Wednesday, April 24, 2013

Streets, Malls and Department Stores

Normally, I run from PBS dramas.  However today (by way of Lynne Kiesling) I heard about a new show titled “Mr.Selfridge” that sounds quite interesting.  The show is about American department store entrepreneur Harry Selfridge, former partner in Marshall Fields, who is building a new department store in London.

Lynne pointed her readers to an article by Virginia Postrel titled, "How Mr. Selfridge Created the Modern Economy".  Commenting on the significance of the department store concept, Postrel writes:
...like railroads and telegraphs, the department stores of the late 19th and early 20th century were socially and economically transformative institutions. They pioneered innovations ranging from inventory control and installment credit to ventilation systems, electric lighting and steel construction, along with new merchandising and advertising techniques. They brought together goods from all over the world and lit up city streets with their window displays. They significantly changed the role of women, giving them new career opportunities and respectable places to meet in public.

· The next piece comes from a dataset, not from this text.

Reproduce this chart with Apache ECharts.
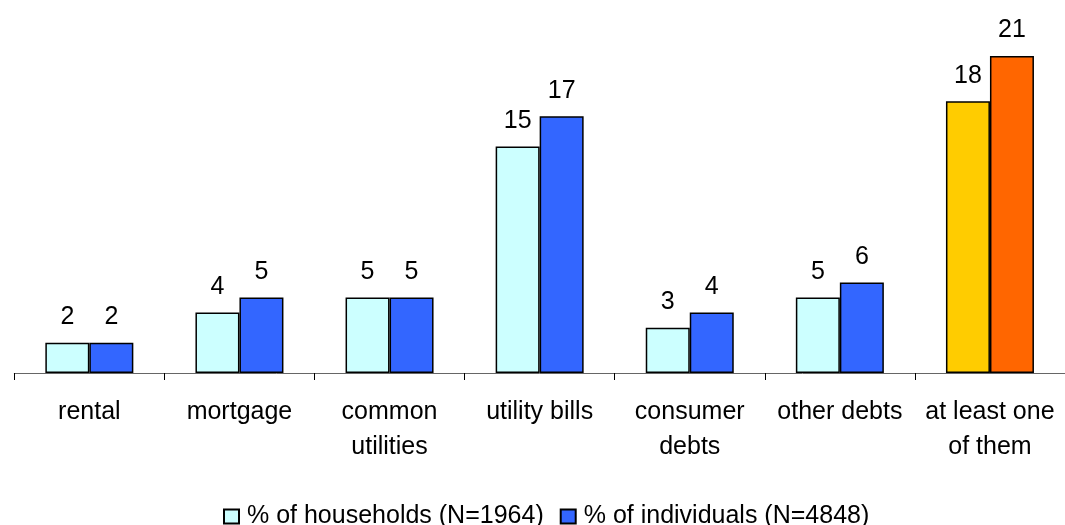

They popularized bicycles, cosmetics, ready-to-wear clothing and electrical appliances...
To this list of impressive contributions, I will add one more important institution that allegedly developed in department stores--the posted price.  Prior to this, haggling was a common practice in retailing.

Postrel's piece reminded me of an article I read in grad school by Vernon Smith and co-authors titled, "A Comparison of Posted-Offer and Double-Auction Pricing Institutions."  In the intro to that article those authors write: 

The institution of posted-offer pricing is defined...as a market mechanism in which each seller "posts" a selling price at the beginning of each trading period....Although [posted-offer pricing] dominates almost all retail markets in the United States, it is a comparatively new pricing mechanism whose ascendency is associated with the retail innovations of R.H. Macy and F.W. Woolworth in the last half of the nineteenth century.  These new mass retailers replaced the small owner-operated general store, with an organization which separated the clerical, management, and ownership functions.  Since sales were made by large numbers of clerks, the take-it-or-leave-it posted price replaced the "haggling" that had characterized pricing in the general store (Marburg (1951), p. 527) 
 Thus the concept of the department store was truly revolutionary and I am hoping that this PBS show lives up to the hype!

Tonight in my Industrial Organization class we're moving into a new topic, "spatial organization."  My lecture builds off of Chapter 1 from Jan Brueckner's new Urban Economics text, which highlights how the economic explanation for cities lies in decisions made by firms.  Thus there is a natural connection between industrial and urban economics and tonight I will argue that there are a lot of interesting questions to explore at the intersection of these two sub-disciplines.  These were two of the fields I studied as a graduate student and lately my interest in working at this intersection has become reinvigorated.  For tonight, I will even pull out another paper from my graduate school days which is a great example of a study at the intersection of industrial and urban economics.  In "Streets, Malls, and Supermarkets," Howard Smith and Donald Hay develop a theoretical model of competition among these three types of shopping centers.  It would be very interesting to develop an empirical study along these lines.  I'm hoping one of my students will come up with a good idea for how to do it!


Select references (to make people's lives easier!):


Ketcham, Jon, Vernon Smith and Arlignton Williams, "A Comparison of Posted-Offer and Double-Auction Pricing Institutions" in Papers in Experimental Economics by Vernon L. Smith, Cambridge University Press, Nov 29, 1991

Marburg, T. (1951), "Domestic Trade and Marketing", Chapter 26 in H.Williamson (ed.) Growth of the American Economy (Englewood Cliffs: Prentic-Hall, Inc.) 511-533.